Mercury Systems, Inc. announced that it has acquired Delta Microwave, LLC for $40.5 million in cash. Based in Oxnard, Calif., Delta designs and manufactures high-value RF, microwave and millimeter wave subassemblies and components for military and space markets. For its fiscal year ended December 31, 2016, Delta had revenues of approximately $12.8 million and is on a rapid growth trajectory supported by a strong backlog of funded orders.

“The acquisition of Delta Microwave is an excellent fit for our market and content expansion strategy,” said Mark Aslett, Mercury’s president and CEO. “Their strengths in high power, high frequency active and passive microwave components and subassemblies — particularly in GaN solid-state power amplifiers — are driving strong backlog and growth. These new capabilities add scale and breadth to Mercury’s existing RF, microwave and millimeter wave portfolio, expand our addressable market into satellite communications (SatCom), datalinks and space launch markets that are well-aligned with Mercury’s existing market focus and deepen our penetration into our core radar, electronic warfare (EW) and precision-guided munitions markets.”

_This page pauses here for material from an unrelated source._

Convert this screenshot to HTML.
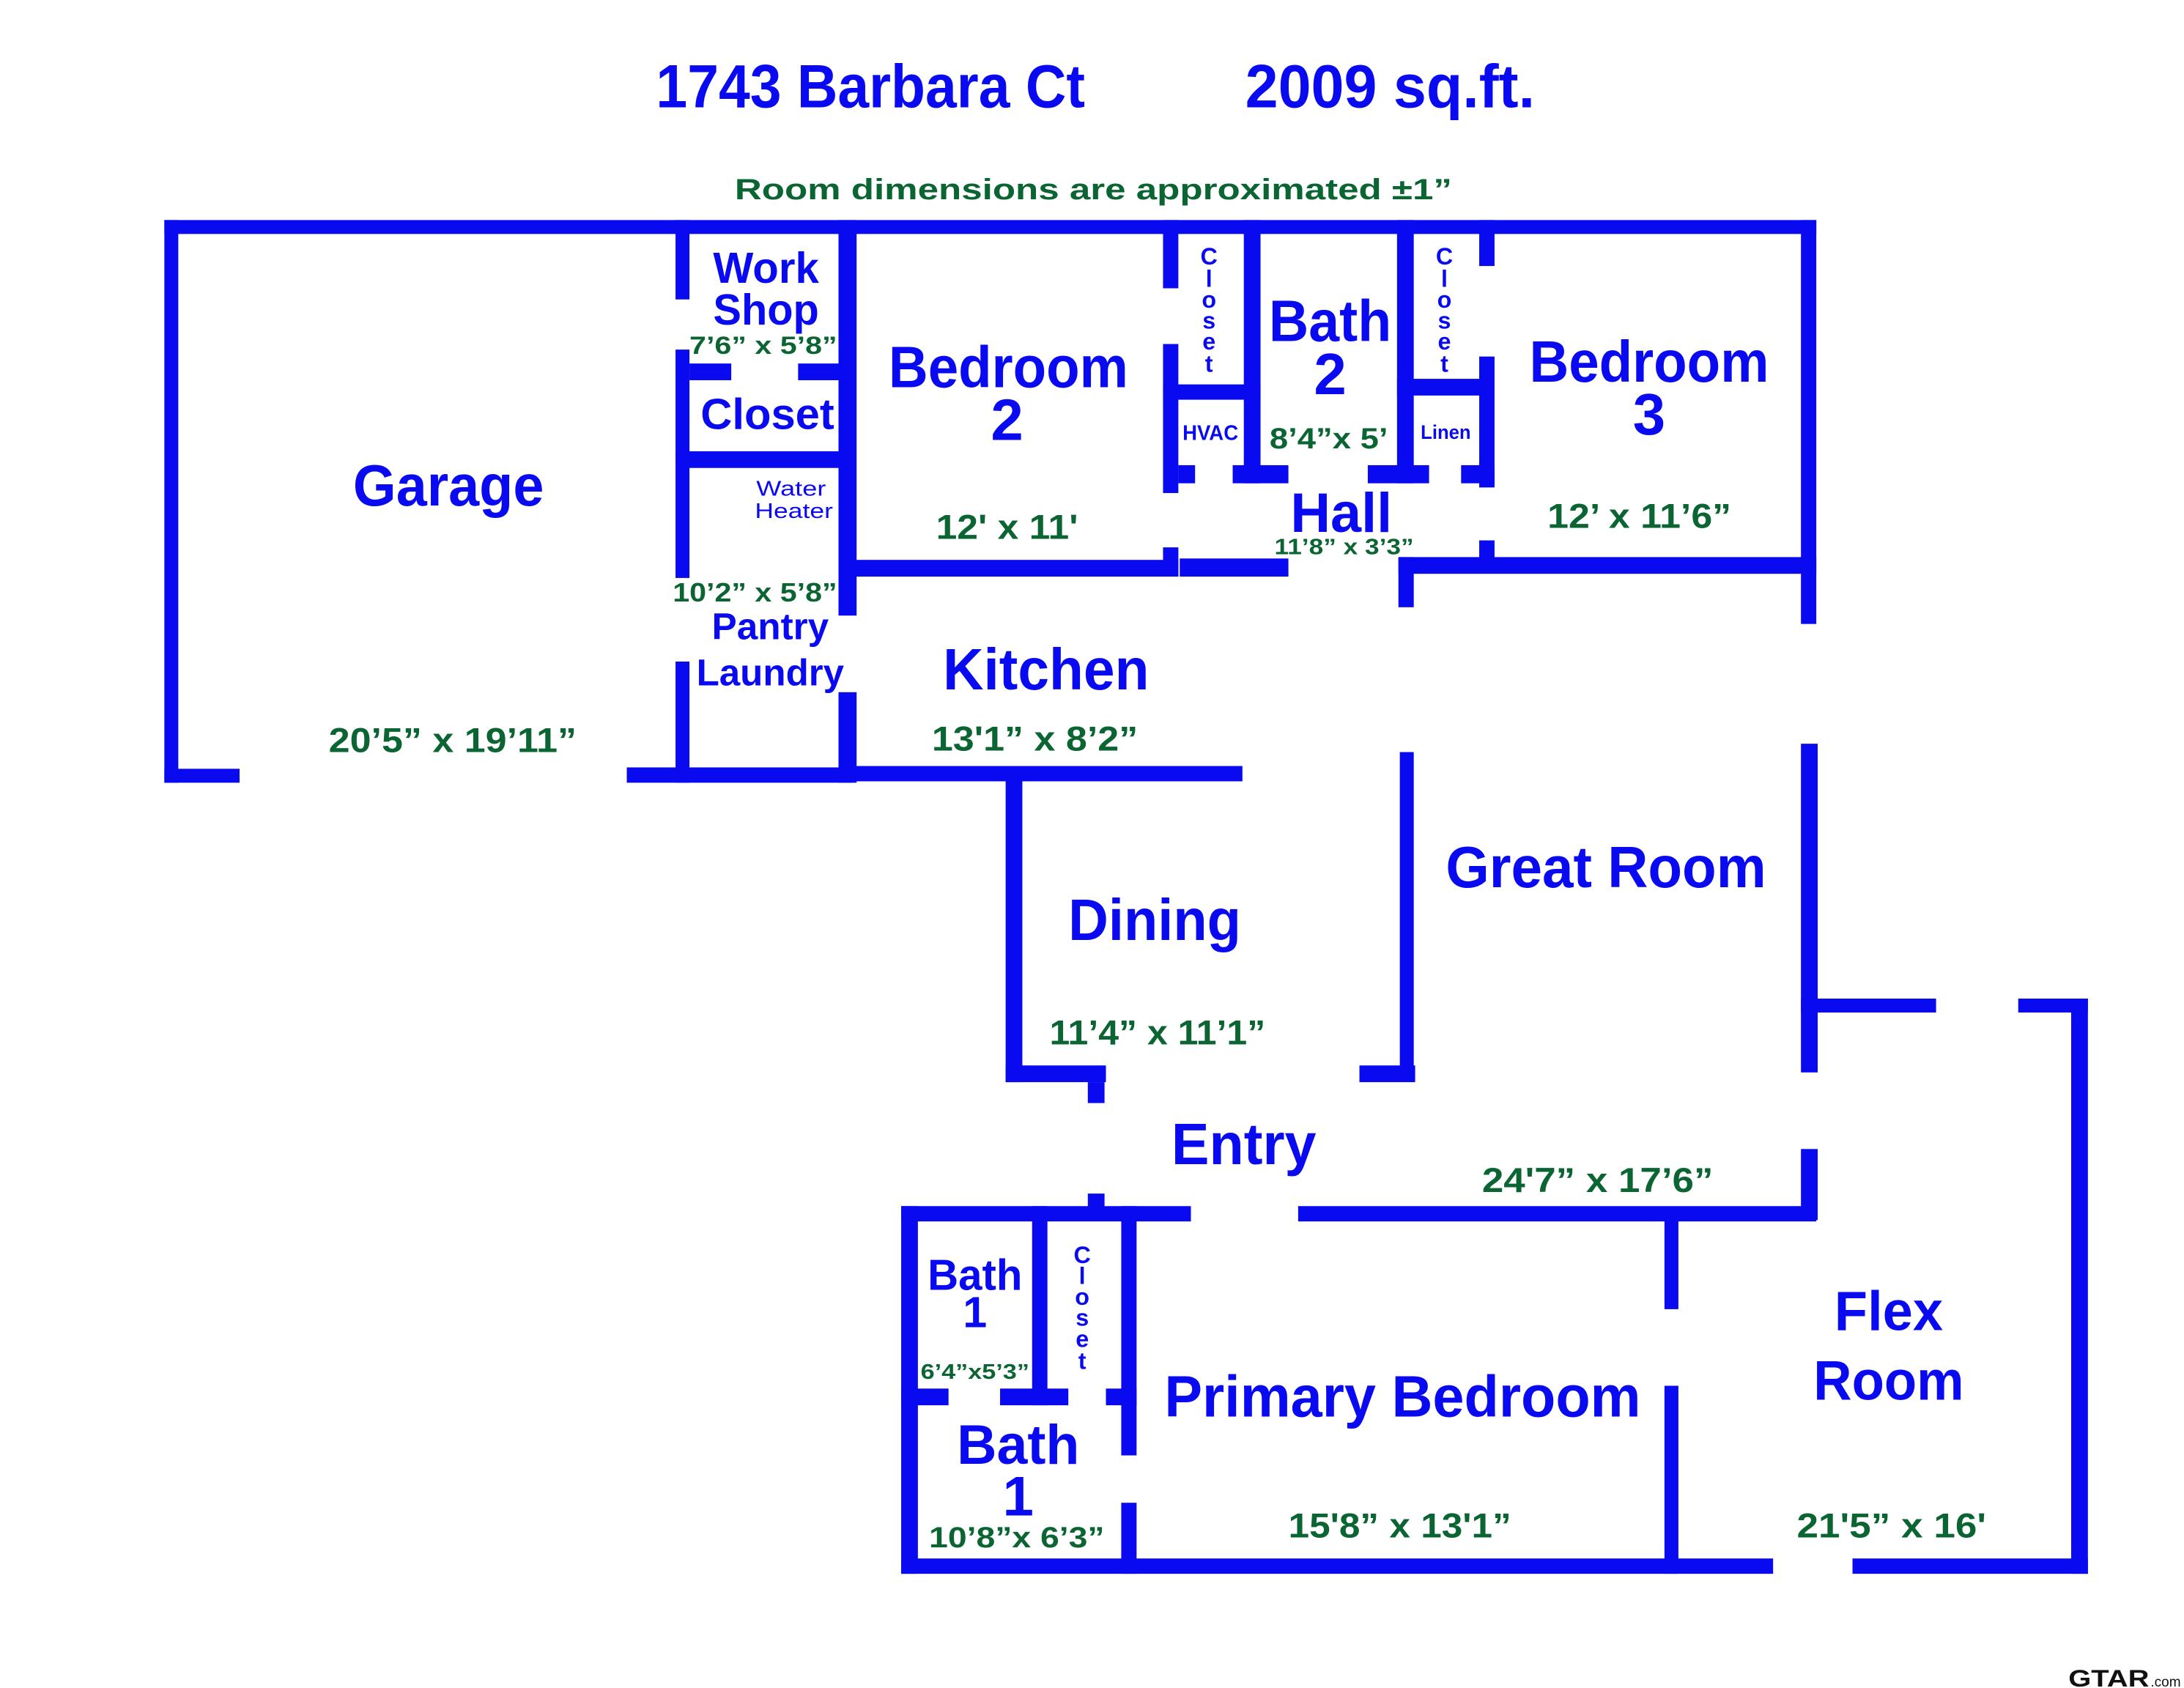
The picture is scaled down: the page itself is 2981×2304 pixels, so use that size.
<!DOCTYPE html>
<html><head><meta charset="utf-8"><style>
html,body{margin:0;padding:0;background:#fff;}
svg{display:block}
.b{fill:#0a0af0;font-family:"Liberation Sans",Arial,sans-serif;font-weight:bold;}
.g{fill:#0b6532;font-family:"Liberation Sans",Arial,sans-serif;font-weight:bold;}
.n{fill:#0a0af0;font-family:"Liberation Sans",Arial,sans-serif;}
</style></head><body>
<svg width="2981" height="2304" viewBox="0 0 1568 1212" preserveAspectRatio="none" xmlns="http://www.w3.org/2000/svg">
<rect width="1568" height="1212" fill="#fff"/>
<g fill="#0a0af0">
<!-- top & garage -->
<rect x="118" y="158" width="1186" height="10"/>
<rect x="118" y="158" width="10" height="404"/>
<rect x="118" y="552" width="54" height="10"/>
<rect x="450" y="551" width="162" height="11"/>
<rect x="612" y="550" width="280" height="11"/>
<!-- workshop column -->
<rect x="485" y="158" width="10" height="57"/>
<rect x="485" y="251" width="10" height="164"/>
<rect x="485" y="475" width="10" height="87"/>
<rect x="495" y="261" width="30" height="12"/>
<rect x="573" y="261" width="39" height="12"/>
<rect x="485" y="324" width="127" height="12"/>
<rect x="602" y="158" width="13" height="284"/>
<rect x="602" y="497" width="13" height="65"/>
<!-- bedroom 2 -->
<rect x="612" y="402" width="234" height="12"/>
<rect x="847" y="401" width="78" height="13"/>
<rect x="835" y="158" width="11" height="49"/>
<rect x="835" y="247" width="11" height="107"/>
<rect x="835" y="393" width="11" height="21"/>
<rect x="893" y="158" width="12" height="189"/>
<rect x="835" y="276" width="70" height="11"/>
<rect x="846" y="334" width="12" height="13"/>
<rect x="885" y="334" width="40" height="13"/>
<!-- bath2 right / linen -->
<rect x="1003" y="158" width="12" height="189"/>
<rect x="982" y="334" width="44" height="13"/>
<rect x="1003" y="272" width="68" height="12"/>
<rect x="1062" y="158" width="11" height="33"/>
<rect x="1062" y="256" width="11" height="94"/>
<rect x="1049" y="334" width="24" height="13"/>
<rect x="1062" y="388" width="11" height="13"/>
<!-- bedroom 3 -->
<rect x="1004" y="400" width="300" height="12"/>
<rect x="1004" y="400" width="11" height="36"/>
<rect x="1293" y="158" width="11" height="290"/>
<!-- great room -->
<rect x="1293" y="534" width="12" height="236"/>
<rect x="1293" y="825" width="12" height="51"/>
<rect x="1005" y="540" width="10" height="236"/>
<rect x="976" y="765" width="40" height="12"/>
<!-- dining -->
<rect x="722" y="556" width="12" height="221"/>
<rect x="722" y="765" width="72" height="12"/>
<rect x="781" y="777" width="12" height="15"/>
<rect x="781" y="857" width="12" height="10"/>
<!-- entry wall -->
<rect x="647" y="866" width="208" height="11"/>
<rect x="932" y="866" width="372" height="11"/>
<!-- flex -->
<rect x="1293" y="717" width="97" height="10"/>
<rect x="1449" y="717" width="50" height="10"/>
<rect x="1487" y="717" width="12" height="413"/>
<rect x="647" y="1119" width="626" height="11"/>
<rect x="1330" y="1119" width="169" height="11"/>
<rect x="1195" y="876" width="10" height="64"/>
<rect x="1195" y="995" width="10" height="135"/>
<!-- primary bath -->
<rect x="647" y="866" width="12" height="264"/>
<rect x="741" y="866" width="11" height="143"/>
<rect x="647" y="997" width="34" height="12"/>
<rect x="718" y="997" width="49" height="12"/>
<rect x="794" y="997" width="22" height="12"/>
<rect x="805" y="866" width="11" height="179"/>
<rect x="805" y="1079" width="11" height="51"/>
</g>

<!-- titles -->
<text class="b" x="471" y="77" font-size="44" textLength="308" lengthAdjust="spacingAndGlyphs">1743 Barbara Ct</text>
<text class="b" x="894" y="77" font-size="44" textLength="208" lengthAdjust="spacingAndGlyphs">2009 sq.ft.</text>
<text class="g" x="785" y="143" font-size="21" text-anchor="middle" textLength="515" lengthAdjust="spacingAndGlyphs">Room dimensions are approximated ±1”</text>

<g text-anchor="middle">
<text class="b" x="322" y="363" font-size="42" textLength="137" lengthAdjust="spacingAndGlyphs">Garage</text>
<text class="g" x="325" y="540" font-size="25" textLength="178" lengthAdjust="spacingAndGlyphs">20’5” x 19’11”</text>

<text class="b" x="550" y="203" font-size="31" textLength="76" lengthAdjust="spacingAndGlyphs">Work</text>
<text class="b" x="550" y="233" font-size="31" textLength="76" lengthAdjust="spacingAndGlyphs">Shop</text>
<text class="g" x="548" y="254" font-size="18" textLength="106" lengthAdjust="spacingAndGlyphs">7’6” x 5’8”</text>
<text class="b" x="551" y="308" font-size="31" textLength="96" lengthAdjust="spacingAndGlyphs">Closet</text>
<text class="n" x="568" y="356" font-size="15" textLength="50" lengthAdjust="spacingAndGlyphs">Water</text>
<text class="n" x="570" y="372" font-size="15" textLength="56" lengthAdjust="spacingAndGlyphs">Heater</text>
<text class="g" x="542" y="432" font-size="19" textLength="118" lengthAdjust="spacingAndGlyphs">10’2” x 5’8”</text>
<text class="b" x="553" y="459" font-size="27" textLength="84" lengthAdjust="spacingAndGlyphs">Pantry</text>
<text class="b" x="553" y="492" font-size="27" textLength="106" lengthAdjust="spacingAndGlyphs">Laundry</text>

<text class="b" x="724" y="278" font-size="42" textLength="172" lengthAdjust="spacingAndGlyphs">Bedroom</text>
<text class="b" x="723" y="316" font-size="42">2</text>
<text class="g" x="723" y="387" font-size="25" textLength="102" lengthAdjust="spacingAndGlyphs">12' x 11'</text>

<text class="b" x="955" y="245" font-size="42" textLength="88" lengthAdjust="spacingAndGlyphs">Bath</text>
<text class="b" x="955" y="283" font-size="42">2</text>
<text class="n" x="869" y="316" font-size="15" textLength="40" lengthAdjust="spacingAndGlyphs" font-weight="bold">HVAC</text>
<text class="g" x="954" y="322" font-size="21" textLength="85" lengthAdjust="spacingAndGlyphs">8’4”x 5’</text>
<text class="n" x="1038" y="315" font-size="14" textLength="36" lengthAdjust="spacingAndGlyphs" font-weight="bold">Linen</text>

<text class="b" x="1184" y="274" font-size="42" textLength="172" lengthAdjust="spacingAndGlyphs">Bedroom</text>
<text class="b" x="1184" y="312" font-size="42">3</text>
<text class="g" x="1177" y="379" font-size="25" textLength="132" lengthAdjust="spacingAndGlyphs">12’ x 11’6”</text>

<text class="b" x="963" y="382" font-size="40" textLength="73" lengthAdjust="spacingAndGlyphs">Hall</text>
<text class="g" x="965" y="398" font-size="16" textLength="100" lengthAdjust="spacingAndGlyphs">11’8” x 3’3”</text>

<text class="b" x="751" y="495" font-size="42" textLength="148" lengthAdjust="spacingAndGlyphs">Kitchen</text>
<text class="g" x="743" y="539" font-size="25" textLength="148" lengthAdjust="spacingAndGlyphs">13'1” x 8’2”</text>

<text class="b" x="1153" y="637" font-size="42" textLength="230" lengthAdjust="spacingAndGlyphs">Great Room</text>
<text class="b" x="829" y="675" font-size="42" textLength="124" lengthAdjust="spacingAndGlyphs">Dining</text>
<text class="g" x="831" y="750" font-size="25" textLength="155" lengthAdjust="spacingAndGlyphs">11’4” x 11’1”</text>
<text class="b" x="893" y="836" font-size="42" textLength="104" lengthAdjust="spacingAndGlyphs">Entry</text>
<text class="g" x="1147" y="856" font-size="25" textLength="166" lengthAdjust="spacingAndGlyphs">24'7” x 17’6”</text>

<text class="b" x="700" y="926" font-size="31" textLength="68" lengthAdjust="spacingAndGlyphs">Bath</text>
<text class="b" x="700" y="953" font-size="31">1</text>
<text class="g" x="700" y="990" font-size="15" textLength="78" lengthAdjust="spacingAndGlyphs">6’4”x5’3”</text>
<text class="b" x="731" y="1051" font-size="40" textLength="88" lengthAdjust="spacingAndGlyphs">Bath</text>
<text class="b" x="731" y="1088" font-size="40">1</text>
<text class="g" x="730" y="1111" font-size="21" textLength="126" lengthAdjust="spacingAndGlyphs">10’8”x 6’3”</text>

<text class="b" x="1007" y="1017" font-size="42" textLength="342" lengthAdjust="spacingAndGlyphs">Primary Bedroom</text>
<text class="g" x="1005" y="1104" font-size="25" textLength="160" lengthAdjust="spacingAndGlyphs">15'8” x 13'1”</text>
<text class="b" x="1356" y="955" font-size="40" textLength="78" lengthAdjust="spacingAndGlyphs">Flex</text>
<text class="b" x="1356" y="1005" font-size="40" textLength="108" lengthAdjust="spacingAndGlyphs">Room</text>
<text class="g" x="1358" y="1104" font-size="25" textLength="136" lengthAdjust="spacingAndGlyphs">21'5” x 16'</text>

<!-- vertical closets -->
<g class="b" font-size="17">
<text x="868" y="190">C</text><text x="868" y="206">l</text><text x="868" y="221">o</text><text x="868" y="236">s</text><text x="868" y="251">e</text><text x="868" y="267">t</text>
<text x="1037" y="190">C</text><text x="1037" y="206">l</text><text x="1037" y="221">o</text><text x="1037" y="236">s</text><text x="1037" y="251">e</text><text x="1037" y="267">t</text>
<text x="777" y="907">C</text><text x="777" y="922">l</text><text x="777" y="937">o</text><text x="777" y="952">s</text><text x="777" y="967">e</text><text x="777" y="983">t</text>
</g>
</g>
<text x="1485" y="1211" font-family="Liberation Sans, Arial, sans-serif" font-weight="bold" font-size="17" fill="#111" textLength="58" lengthAdjust="spacingAndGlyphs">GTAR</text>
<text x="1544" y="1211" font-family="Liberation Sans, Arial, sans-serif" font-size="10" fill="#111">.com</text>
</svg>
</body></html>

“Additionally, Delta has a strong position on a number of franchise U.S. and international defense programs such as F-35, Paveway, MALD and Rivet Joint that complement Mercury’s presence. They have strong relationships with space OEMs, supplying future manned spaceflight missions as well as military and commercial satellite programs, representing a new growth area for Mercury.”

"In summary, like our previous acquisitions in the RF and microwave domain, the acquisition of Delta doesn’t just provide important new capabilities for our customers; it also enables us to grow the size of our total addressable market. We are very pleased to welcome the Delta team to Mercury,” Aslett concluded.

Under the terms of the purchase agreement, the $40.5 million purchase price is subject to net working capital and net debt adjustments. The acquisition is expected to be treated as an asset sale for tax purposes. The transaction presents opportunities for significant cost synergies in addition to the tax benefits.